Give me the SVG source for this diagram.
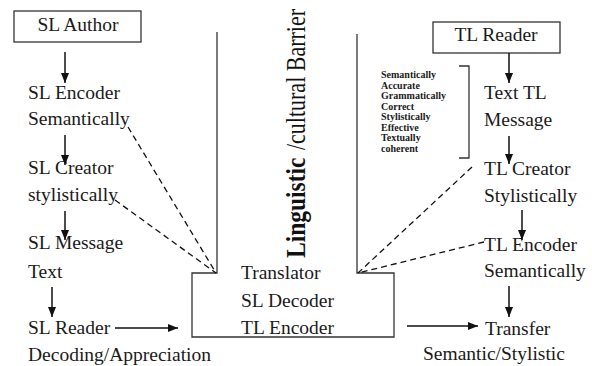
<svg xmlns="http://www.w3.org/2000/svg" width="592" height="366" viewBox="0 0 592 366">
<defs>
<marker id="ah" markerUnits="userSpaceOnUse" markerWidth="10" markerHeight="8" refX="10" refY="4" orient="auto">
<path d="M0,0 L10,4 L0,8 z" fill="#111"/>
</marker>
<style>
.t{font-family:"Liberation Serif","Times New Roman",serif;font-size:19.5px;fill:#1a1a1a}
.s{font-family:"Liberation Serif","Times New Roman",serif;font-size:10px;font-weight:bold;fill:#1a1a1a}
.b{font-family:"Liberation Serif","Times New Roman",serif;fill:#111}
.box{fill:none;stroke:#333;stroke-width:1.3}
.arr{stroke:#111;stroke-width:1.5;fill:none;marker-end:url(#ah)}
.dash{stroke:#111;stroke-width:1.3;fill:none;stroke-dasharray:6,4}
</style>
</defs>
<rect width="592" height="366" fill="#fff"/>

<g id="sl-author">
<rect class="box" x="14" y="11" width="127" height="31"/>
<text class="t" x="78" y="31" text-anchor="middle">SL Author</text>
</g>
<g id="sl-encoder">
<text class="t" x="28" y="99">SL Encoder</text>
<text class="t" x="28" y="125">Semantically</text>
</g>
<g id="sl-creator">
<text class="t" x="28" y="174">SL Creator</text>
<text class="t" x="28" y="201">stylistically</text>
</g>
<g id="sl-message">
<text class="t" x="28" y="249">SL Message</text>
<text class="t" x="28" y="278">Text</text>
</g>
<g id="sl-reader">
<text class="t" x="28" y="334">SL Reader</text>
<text class="t" x="28" y="361">Decoding/Appreciation</text>
</g>

<g id="translator">
<polyline class="box" points="217,32 217,273 192,273 192,337 394,337 394,273 357,273 357,34"/>
<text class="t" x="241" y="279">Translator</text>
<text class="t" x="241" y="307">SL Decoder</text>
<text class="t" x="241" y="334">TL Encoder</text>
</g>

<g id="barrier">
<text class="b" transform="translate(305,258) rotate(-90) scale(1,1.15)" font-size="23.5" font-weight="bold">Linguistic</text>
<text class="b" transform="translate(305,150) rotate(-90) scale(1,1.22)" font-size="22">/cultural Barrier</text>
</g>

<g id="tl-reader">
<rect class="box" x="433" y="22" width="127" height="31"/>
<text class="t" x="496" y="41" text-anchor="middle">TL Reader</text>
</g>
<g id="qualities">
<path class="box" d="M459,66 L469,66 L469,158 L459,158"/>
<text class="s" x="381" y="78">Semantically</text>
<text class="s" x="381" y="88.5">Accurate</text>
<text class="s" x="381" y="99">Grammatically</text>
<text class="s" x="381" y="109.5">Correct</text>
<text class="s" x="381" y="120">Stylistically</text>
<text class="s" x="381" y="130.5">Effective</text>
<text class="s" x="381" y="141">Textually</text>
<text class="s" x="381" y="151.5">coherent</text>
</g>
<g id="tl-message">
<text class="t" x="484" y="99">Text TL</text>
<text class="t" x="484" y="126">Message</text>
</g>
<g id="tl-creator">
<text class="t" x="484" y="175">TL Creator</text>
<text class="t" x="484" y="202">Stylistically</text>
</g>
<g id="tl-encoder">
<text class="t" x="484" y="251">TL Encoder</text>
<text class="t" x="484" y="277">Semantically</text>
</g>
<g id="transfer">
<text class="t" x="485" y="335">Transfer</text>
<text class="t" x="423" y="360">Semantic/Stylistic</text>
</g>

<g id="connectors">
<line class="arr" x1="65" y1="52" x2="65" y2="83"/>
<line class="arr" x1="65" y1="135" x2="65" y2="165"/>
<line class="arr" x1="65" y1="211" x2="65" y2="240"/>
<line class="arr" x1="52" y1="287" x2="52" y2="317"/>
<line class="arr" x1="115" y1="328" x2="178" y2="328"/>
<line class="arr" x1="509" y1="53" x2="509" y2="83"/>
<line class="arr" x1="509" y1="136" x2="509" y2="164"/>
<line class="arr" x1="522" y1="210" x2="522" y2="240"/>
<line class="arr" x1="509" y1="286" x2="509" y2="317"/>
<line class="arr" x1="407" y1="326" x2="478" y2="326"/>
<line class="dash" x1="128" y1="127" x2="216" y2="273"/>
<line class="dash" x1="115" y1="200" x2="216" y2="273"/>
<line class="dash" x1="472" y1="167" x2="358" y2="273"/>
<line class="dash" x1="484" y1="242" x2="358" y2="273"/>
</g>
</svg>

★ ★ ★ ★

■ The request ■
Without including any pictures, print all of the material exactly as given.

■ Result of this task ■
Give me the SVG source for this diagram.
<svg xmlns="http://www.w3.org/2000/svg" width="592" height="366" viewBox="0 0 592 366">
<defs>
<marker id="ah" markerUnits="userSpaceOnUse" markerWidth="10" markerHeight="8" refX="10" refY="4" orient="auto">
<path d="M0,0 L10,4 L0,8 z" fill="#111"/>
</marker>
<style>
.t{font-family:"Liberation Serif","Times New Roman",serif;font-size:19.5px;fill:#1a1a1a}
.s{font-family:"Liberation Serif","Times New Roman",serif;font-size:10px;font-weight:bold;fill:#1a1a1a}
.b{font-family:"Liberation Serif","Times New Roman",serif;fill:#111}
.box{fill:none;stroke:#333;stroke-width:1.3}
.arr{stroke:#111;stroke-width:1.5;fill:none;marker-end:url(#ah)}
.dash{stroke:#111;stroke-width:1.3;fill:none;stroke-dasharray:6,4}
</style>
</defs>
<rect width="592" height="366" fill="#fff"/>

<g id="sl-author">
<rect class="box" x="14" y="11" width="127" height="31"/>
<text class="t" x="78" y="31" text-anchor="middle">SL Author</text>
</g>
<g id="sl-encoder">
<text class="t" x="28" y="99">SL Encoder</text>
<text class="t" x="28" y="125">Semantically</text>
</g>
<g id="sl-creator">
<text class="t" x="28" y="174">SL Creator</text>
<text class="t" x="28" y="201">stylistically</text>
</g>
<g id="sl-message">
<text class="t" x="28" y="249">SL Message</text>
<text class="t" x="28" y="278">Text</text>
</g>
<g id="sl-reader">
<text class="t" x="28" y="334">SL Reader</text>
<text class="t" x="28" y="361">Decoding/Appreciation</text>
</g>

<g id="translator">
<polyline class="box" points="217,32 217,273 192,273 192,337 394,337 394,273 357,273 357,34"/>
<text class="t" x="241" y="279">Translator</text>
<text class="t" x="241" y="307">SL Decoder</text>
<text class="t" x="241" y="334">TL Encoder</text>
</g>

<g id="barrier">
<text class="b" transform="translate(305,258) rotate(-90) scale(1,1.15)" font-size="23.5" font-weight="bold">Linguistic</text>
<text class="b" transform="translate(305,150) rotate(-90) scale(1,1.22)" font-size="22">/cultural Barrier</text>
</g>

<g id="tl-reader">
<rect class="box" x="433" y="22" width="127" height="31"/>
<text class="t" x="496" y="41" text-anchor="middle">TL Reader</text>
</g>
<g id="qualities">
<path class="box" d="M459,66 L469,66 L469,158 L459,158"/>
<text class="s" x="381" y="78">Semantically</text>
<text class="s" x="381" y="88.5">Accurate</text>
<text class="s" x="381" y="99">Grammatically</text>
<text class="s" x="381" y="109.5">Correct</text>
<text class="s" x="381" y="120">Stylistically</text>
<text class="s" x="381" y="130.5">Effective</text>
<text class="s" x="381" y="141">Textually</text>
<text class="s" x="381" y="151.5">coherent</text>
</g>
<g id="tl-message">
<text class="t" x="484" y="99">Text TL</text>
<text class="t" x="484" y="126">Message</text>
</g>
<g id="tl-creator">
<text class="t" x="484" y="175">TL Creator</text>
<text class="t" x="484" y="202">Stylistically</text>
</g>
<g id="tl-encoder">
<text class="t" x="484" y="251">TL Encoder</text>
<text class="t" x="484" y="277">Semantically</text>
</g>
<g id="transfer">
<text class="t" x="485" y="335">Transfer</text>
<text class="t" x="423" y="360">Semantic/Stylistic</text>
</g>

<g id="connectors">
<line class="arr" x1="65" y1="52" x2="65" y2="83"/>
<line class="arr" x1="65" y1="135" x2="65" y2="165"/>
<line class="arr" x1="65" y1="211" x2="65" y2="240"/>
<line class="arr" x1="52" y1="287" x2="52" y2="317"/>
<line class="arr" x1="115" y1="328" x2="178" y2="328"/>
<line class="arr" x1="509" y1="53" x2="509" y2="83"/>
<line class="arr" x1="509" y1="136" x2="509" y2="164"/>
<line class="arr" x1="522" y1="210" x2="522" y2="240"/>
<line class="arr" x1="509" y1="286" x2="509" y2="317"/>
<line class="arr" x1="407" y1="326" x2="478" y2="326"/>
<line class="dash" x1="128" y1="127" x2="216" y2="273"/>
<line class="dash" x1="115" y1="200" x2="216" y2="273"/>
<line class="dash" x1="472" y1="167" x2="358" y2="273"/>
<line class="dash" x1="484" y1="242" x2="358" y2="273"/>
</g>
</svg>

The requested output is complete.